■ **What the task requires**
Skip pictures in the listing below; copy exactly the lines from the one with "Rebuild this chart" through the one with "const K_NL = 0.9;", inclusive.

■ **Items**
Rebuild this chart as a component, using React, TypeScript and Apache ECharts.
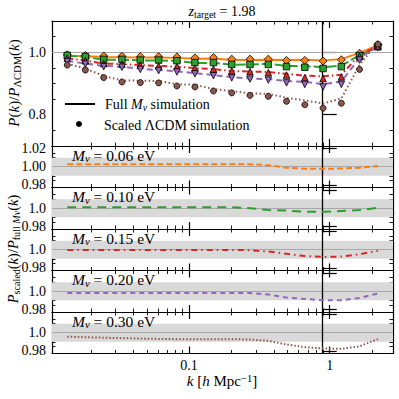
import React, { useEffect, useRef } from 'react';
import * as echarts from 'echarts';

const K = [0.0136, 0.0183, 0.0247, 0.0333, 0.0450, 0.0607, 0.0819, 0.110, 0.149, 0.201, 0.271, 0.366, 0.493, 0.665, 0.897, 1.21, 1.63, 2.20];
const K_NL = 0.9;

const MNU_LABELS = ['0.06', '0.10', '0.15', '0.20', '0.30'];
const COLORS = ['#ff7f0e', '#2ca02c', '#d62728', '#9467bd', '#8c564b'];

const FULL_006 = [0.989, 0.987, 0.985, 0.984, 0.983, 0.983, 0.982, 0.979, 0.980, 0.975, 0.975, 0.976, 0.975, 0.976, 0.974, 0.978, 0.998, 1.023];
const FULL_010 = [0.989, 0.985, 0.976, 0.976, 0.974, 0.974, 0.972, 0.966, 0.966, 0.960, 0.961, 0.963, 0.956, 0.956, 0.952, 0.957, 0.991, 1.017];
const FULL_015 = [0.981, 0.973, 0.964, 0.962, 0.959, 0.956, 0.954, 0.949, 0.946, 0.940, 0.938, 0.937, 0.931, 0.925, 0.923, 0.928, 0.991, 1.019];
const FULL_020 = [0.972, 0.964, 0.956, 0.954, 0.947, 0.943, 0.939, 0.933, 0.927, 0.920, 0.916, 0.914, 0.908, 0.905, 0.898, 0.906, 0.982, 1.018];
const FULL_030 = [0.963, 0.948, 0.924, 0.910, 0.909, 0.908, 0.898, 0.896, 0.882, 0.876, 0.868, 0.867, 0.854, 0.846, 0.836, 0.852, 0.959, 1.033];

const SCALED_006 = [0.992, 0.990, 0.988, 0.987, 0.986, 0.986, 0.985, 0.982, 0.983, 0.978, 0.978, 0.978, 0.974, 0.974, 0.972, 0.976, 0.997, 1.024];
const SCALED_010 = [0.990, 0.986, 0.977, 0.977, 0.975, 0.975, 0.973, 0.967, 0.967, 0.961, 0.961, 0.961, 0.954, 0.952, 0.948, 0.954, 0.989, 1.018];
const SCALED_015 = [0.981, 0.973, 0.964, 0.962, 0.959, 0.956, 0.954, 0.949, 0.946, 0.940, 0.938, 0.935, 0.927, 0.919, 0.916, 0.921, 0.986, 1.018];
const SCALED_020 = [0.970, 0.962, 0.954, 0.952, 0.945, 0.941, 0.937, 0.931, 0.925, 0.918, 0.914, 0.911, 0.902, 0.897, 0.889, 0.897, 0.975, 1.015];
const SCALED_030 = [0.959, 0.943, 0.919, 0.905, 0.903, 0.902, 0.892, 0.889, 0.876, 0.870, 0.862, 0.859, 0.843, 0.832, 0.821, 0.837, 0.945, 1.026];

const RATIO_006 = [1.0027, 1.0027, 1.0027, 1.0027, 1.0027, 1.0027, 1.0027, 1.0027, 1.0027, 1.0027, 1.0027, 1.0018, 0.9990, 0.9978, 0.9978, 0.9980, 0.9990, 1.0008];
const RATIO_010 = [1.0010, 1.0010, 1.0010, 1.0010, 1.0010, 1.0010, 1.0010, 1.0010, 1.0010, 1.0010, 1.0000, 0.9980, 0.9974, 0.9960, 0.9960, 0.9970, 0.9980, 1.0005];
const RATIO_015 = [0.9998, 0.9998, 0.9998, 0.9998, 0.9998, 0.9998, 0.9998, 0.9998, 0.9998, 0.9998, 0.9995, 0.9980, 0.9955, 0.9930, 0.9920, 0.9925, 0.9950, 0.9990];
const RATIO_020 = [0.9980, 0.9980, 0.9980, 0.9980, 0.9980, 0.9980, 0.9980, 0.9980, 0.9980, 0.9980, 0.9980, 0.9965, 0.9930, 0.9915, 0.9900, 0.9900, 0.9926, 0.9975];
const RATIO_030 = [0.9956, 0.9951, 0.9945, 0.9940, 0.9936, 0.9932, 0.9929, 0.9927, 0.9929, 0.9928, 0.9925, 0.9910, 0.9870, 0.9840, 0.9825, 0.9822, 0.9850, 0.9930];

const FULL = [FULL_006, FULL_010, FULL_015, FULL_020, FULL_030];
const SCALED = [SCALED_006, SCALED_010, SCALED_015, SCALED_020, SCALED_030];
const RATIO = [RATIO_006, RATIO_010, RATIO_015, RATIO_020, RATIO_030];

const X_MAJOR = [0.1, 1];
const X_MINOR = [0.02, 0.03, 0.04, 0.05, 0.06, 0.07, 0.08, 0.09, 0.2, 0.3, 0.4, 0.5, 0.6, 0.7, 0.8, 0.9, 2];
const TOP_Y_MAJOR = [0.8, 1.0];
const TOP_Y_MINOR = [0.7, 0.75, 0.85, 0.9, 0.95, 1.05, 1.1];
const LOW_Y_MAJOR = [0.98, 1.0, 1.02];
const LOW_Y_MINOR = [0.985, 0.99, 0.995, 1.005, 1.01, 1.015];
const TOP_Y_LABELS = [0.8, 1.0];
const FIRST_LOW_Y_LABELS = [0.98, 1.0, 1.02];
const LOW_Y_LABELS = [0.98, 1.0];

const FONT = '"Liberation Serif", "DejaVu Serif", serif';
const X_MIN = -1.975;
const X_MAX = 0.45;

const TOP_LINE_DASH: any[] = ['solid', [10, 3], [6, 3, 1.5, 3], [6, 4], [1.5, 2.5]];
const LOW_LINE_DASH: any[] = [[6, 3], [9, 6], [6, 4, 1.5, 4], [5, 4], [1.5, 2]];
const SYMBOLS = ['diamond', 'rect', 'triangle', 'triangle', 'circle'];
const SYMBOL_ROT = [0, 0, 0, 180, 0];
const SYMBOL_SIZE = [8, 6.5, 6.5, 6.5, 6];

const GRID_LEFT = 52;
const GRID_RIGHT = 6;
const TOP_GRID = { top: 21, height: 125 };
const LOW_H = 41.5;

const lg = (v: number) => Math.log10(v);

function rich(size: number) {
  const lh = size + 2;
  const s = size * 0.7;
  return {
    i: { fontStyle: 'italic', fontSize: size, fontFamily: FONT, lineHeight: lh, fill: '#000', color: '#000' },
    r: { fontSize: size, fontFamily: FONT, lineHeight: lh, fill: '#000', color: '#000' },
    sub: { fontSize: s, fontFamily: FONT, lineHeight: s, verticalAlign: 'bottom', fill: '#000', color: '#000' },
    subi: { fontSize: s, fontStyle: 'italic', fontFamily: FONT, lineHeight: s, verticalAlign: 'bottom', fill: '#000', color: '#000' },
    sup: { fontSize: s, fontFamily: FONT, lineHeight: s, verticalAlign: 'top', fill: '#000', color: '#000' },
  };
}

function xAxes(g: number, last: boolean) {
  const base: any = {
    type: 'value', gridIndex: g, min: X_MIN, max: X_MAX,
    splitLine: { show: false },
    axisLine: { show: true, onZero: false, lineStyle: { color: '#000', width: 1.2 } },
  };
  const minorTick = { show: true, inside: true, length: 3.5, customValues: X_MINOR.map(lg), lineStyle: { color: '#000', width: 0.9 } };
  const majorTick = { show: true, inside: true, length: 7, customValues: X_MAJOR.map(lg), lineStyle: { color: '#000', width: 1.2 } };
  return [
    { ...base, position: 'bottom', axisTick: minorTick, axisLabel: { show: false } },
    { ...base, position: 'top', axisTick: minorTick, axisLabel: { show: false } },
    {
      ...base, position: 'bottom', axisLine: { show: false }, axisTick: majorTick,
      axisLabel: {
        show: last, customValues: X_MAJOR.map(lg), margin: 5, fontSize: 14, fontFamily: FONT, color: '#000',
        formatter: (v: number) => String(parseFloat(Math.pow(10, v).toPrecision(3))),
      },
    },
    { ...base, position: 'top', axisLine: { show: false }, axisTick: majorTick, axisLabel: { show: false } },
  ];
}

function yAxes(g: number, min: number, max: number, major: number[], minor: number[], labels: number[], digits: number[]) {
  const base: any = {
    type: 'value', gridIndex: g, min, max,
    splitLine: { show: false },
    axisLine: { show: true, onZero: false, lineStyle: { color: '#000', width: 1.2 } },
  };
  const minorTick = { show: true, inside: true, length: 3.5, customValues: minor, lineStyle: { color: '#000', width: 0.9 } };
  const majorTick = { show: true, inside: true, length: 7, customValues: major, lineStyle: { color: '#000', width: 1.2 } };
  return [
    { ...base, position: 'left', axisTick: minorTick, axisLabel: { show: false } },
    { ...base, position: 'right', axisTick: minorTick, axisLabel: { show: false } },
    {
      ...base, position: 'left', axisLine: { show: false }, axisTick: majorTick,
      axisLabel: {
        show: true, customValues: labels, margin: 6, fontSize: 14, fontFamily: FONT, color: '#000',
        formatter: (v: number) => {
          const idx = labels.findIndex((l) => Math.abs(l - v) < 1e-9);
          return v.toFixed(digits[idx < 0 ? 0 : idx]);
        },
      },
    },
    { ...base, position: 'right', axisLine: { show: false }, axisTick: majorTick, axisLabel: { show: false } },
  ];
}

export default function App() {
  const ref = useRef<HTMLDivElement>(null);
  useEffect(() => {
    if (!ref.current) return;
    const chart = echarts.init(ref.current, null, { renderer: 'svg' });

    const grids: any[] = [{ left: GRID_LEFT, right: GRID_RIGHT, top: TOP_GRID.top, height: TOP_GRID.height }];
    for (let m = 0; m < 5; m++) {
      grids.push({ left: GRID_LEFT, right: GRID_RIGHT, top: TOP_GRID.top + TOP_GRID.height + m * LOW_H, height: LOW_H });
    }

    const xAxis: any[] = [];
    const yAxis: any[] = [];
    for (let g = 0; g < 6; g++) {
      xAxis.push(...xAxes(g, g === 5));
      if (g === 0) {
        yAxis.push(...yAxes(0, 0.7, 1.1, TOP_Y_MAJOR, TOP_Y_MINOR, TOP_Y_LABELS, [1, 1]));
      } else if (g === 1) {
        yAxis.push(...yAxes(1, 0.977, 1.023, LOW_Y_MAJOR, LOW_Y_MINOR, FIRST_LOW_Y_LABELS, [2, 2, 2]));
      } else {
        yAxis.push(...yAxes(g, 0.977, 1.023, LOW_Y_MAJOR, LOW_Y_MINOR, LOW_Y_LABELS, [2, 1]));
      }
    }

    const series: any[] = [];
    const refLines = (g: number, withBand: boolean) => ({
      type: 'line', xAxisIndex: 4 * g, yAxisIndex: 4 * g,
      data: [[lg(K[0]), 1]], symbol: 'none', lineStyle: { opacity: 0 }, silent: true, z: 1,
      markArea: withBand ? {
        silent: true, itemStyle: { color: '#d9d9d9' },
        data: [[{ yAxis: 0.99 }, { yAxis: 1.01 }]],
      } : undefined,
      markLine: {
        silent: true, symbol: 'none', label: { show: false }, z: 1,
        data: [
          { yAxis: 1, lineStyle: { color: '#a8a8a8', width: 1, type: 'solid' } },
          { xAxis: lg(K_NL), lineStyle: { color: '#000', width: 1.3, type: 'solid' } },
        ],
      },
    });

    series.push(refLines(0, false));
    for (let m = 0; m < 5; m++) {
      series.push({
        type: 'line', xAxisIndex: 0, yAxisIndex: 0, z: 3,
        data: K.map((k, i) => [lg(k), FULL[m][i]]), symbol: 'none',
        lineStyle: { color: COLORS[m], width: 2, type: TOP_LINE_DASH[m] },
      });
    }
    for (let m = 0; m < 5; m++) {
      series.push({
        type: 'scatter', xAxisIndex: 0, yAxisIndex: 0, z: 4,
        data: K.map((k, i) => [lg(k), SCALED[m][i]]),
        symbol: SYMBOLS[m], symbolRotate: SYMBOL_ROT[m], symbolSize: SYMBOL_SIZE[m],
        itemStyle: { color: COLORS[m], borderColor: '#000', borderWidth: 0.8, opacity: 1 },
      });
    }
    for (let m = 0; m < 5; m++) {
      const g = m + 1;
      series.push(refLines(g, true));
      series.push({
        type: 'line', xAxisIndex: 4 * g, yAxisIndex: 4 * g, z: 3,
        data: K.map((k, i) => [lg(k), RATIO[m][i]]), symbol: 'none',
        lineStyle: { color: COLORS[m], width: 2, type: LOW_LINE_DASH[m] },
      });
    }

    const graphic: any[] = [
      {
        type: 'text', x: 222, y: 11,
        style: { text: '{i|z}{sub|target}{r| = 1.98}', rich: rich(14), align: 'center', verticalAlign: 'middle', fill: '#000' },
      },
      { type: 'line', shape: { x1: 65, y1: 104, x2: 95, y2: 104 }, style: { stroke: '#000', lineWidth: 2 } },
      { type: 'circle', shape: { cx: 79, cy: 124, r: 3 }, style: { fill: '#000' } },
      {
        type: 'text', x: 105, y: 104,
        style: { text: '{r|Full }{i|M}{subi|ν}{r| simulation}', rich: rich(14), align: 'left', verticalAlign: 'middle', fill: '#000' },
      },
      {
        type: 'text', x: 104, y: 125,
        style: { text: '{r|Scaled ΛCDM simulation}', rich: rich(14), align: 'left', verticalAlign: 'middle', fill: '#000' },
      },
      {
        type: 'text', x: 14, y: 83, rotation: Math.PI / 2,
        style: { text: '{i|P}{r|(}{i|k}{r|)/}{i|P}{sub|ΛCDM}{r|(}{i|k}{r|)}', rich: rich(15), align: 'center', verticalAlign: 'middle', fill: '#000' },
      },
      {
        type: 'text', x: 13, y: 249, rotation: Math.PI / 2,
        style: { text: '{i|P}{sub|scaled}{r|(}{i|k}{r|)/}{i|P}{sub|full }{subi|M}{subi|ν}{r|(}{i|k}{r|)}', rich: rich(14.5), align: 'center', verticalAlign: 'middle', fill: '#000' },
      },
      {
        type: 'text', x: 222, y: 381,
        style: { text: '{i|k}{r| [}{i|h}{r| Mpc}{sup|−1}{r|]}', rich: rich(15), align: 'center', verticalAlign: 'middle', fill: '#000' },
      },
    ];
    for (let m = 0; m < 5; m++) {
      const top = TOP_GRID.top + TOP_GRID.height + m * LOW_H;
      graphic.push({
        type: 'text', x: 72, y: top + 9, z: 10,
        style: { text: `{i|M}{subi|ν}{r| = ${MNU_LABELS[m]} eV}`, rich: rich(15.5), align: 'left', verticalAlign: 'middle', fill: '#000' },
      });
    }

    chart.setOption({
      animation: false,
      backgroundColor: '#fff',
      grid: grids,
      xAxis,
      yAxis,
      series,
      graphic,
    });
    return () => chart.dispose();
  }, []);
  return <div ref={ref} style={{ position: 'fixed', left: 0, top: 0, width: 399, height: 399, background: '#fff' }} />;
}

==

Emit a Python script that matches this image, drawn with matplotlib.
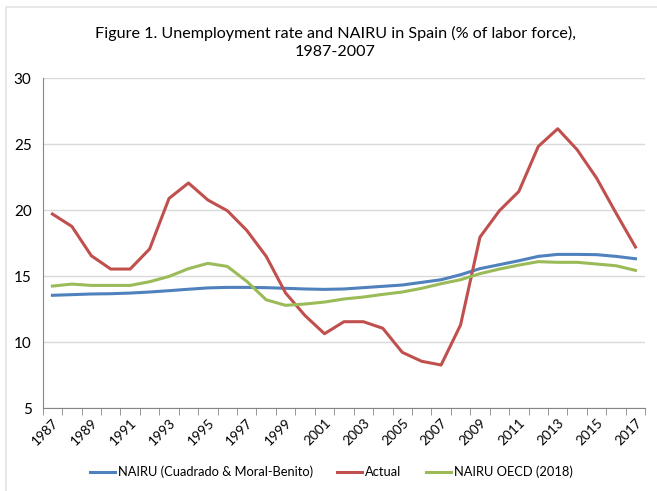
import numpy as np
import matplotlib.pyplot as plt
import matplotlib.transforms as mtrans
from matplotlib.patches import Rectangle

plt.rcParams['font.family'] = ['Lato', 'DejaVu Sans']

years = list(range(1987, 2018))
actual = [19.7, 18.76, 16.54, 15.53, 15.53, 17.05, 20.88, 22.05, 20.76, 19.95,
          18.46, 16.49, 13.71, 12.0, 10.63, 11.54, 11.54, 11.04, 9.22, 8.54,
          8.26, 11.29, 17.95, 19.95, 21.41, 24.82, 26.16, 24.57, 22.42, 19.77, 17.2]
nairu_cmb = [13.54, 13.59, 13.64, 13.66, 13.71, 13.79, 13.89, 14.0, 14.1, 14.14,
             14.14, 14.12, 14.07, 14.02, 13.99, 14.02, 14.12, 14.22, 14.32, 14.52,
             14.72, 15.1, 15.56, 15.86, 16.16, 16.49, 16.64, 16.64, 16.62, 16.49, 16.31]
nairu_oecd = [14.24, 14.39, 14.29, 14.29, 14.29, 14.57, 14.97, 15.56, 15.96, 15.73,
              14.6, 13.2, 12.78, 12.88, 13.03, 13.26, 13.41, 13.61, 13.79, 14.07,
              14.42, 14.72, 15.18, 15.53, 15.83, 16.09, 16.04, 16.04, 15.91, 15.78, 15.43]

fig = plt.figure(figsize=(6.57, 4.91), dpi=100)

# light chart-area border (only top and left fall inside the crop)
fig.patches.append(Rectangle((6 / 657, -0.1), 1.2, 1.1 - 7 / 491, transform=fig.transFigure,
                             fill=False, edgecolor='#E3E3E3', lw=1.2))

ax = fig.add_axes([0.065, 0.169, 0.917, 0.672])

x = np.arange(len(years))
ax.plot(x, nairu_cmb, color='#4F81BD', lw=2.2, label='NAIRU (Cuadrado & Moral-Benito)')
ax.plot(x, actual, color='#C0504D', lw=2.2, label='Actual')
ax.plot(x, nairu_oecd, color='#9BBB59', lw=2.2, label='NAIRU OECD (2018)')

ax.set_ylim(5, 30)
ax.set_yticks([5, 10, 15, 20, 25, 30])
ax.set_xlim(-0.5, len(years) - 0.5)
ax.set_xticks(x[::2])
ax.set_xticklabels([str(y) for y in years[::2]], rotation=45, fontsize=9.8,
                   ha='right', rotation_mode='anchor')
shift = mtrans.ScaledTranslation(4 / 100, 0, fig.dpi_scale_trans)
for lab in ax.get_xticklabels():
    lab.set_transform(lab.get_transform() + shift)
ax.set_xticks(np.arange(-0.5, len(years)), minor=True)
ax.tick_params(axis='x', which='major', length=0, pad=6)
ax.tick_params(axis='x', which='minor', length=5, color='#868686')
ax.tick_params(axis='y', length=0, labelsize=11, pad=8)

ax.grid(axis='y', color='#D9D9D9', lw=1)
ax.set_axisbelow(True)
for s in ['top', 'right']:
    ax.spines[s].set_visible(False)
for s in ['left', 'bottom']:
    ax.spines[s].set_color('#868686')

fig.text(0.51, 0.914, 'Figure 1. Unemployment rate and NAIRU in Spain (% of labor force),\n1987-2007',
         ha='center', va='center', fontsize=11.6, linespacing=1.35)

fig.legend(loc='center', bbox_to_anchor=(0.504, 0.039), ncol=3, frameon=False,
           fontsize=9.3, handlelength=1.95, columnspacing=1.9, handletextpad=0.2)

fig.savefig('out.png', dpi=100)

■ **The answer**
Rebuild this chart as a component, using React, TypeScript and Apache ECharts.
import React, { useEffect, useRef } from 'react';
import * as echarts from 'echarts';

const K = [0.0136, 0.0183, 0.0247, 0.0333, 0.0450, 0.0607, 0.0819, 0.110, 0.149, 0.201, 0.271, 0.366, 0.493, 0.665, 0.897, 1.21, 1.63, 2.20];
const K_NL = 0.9;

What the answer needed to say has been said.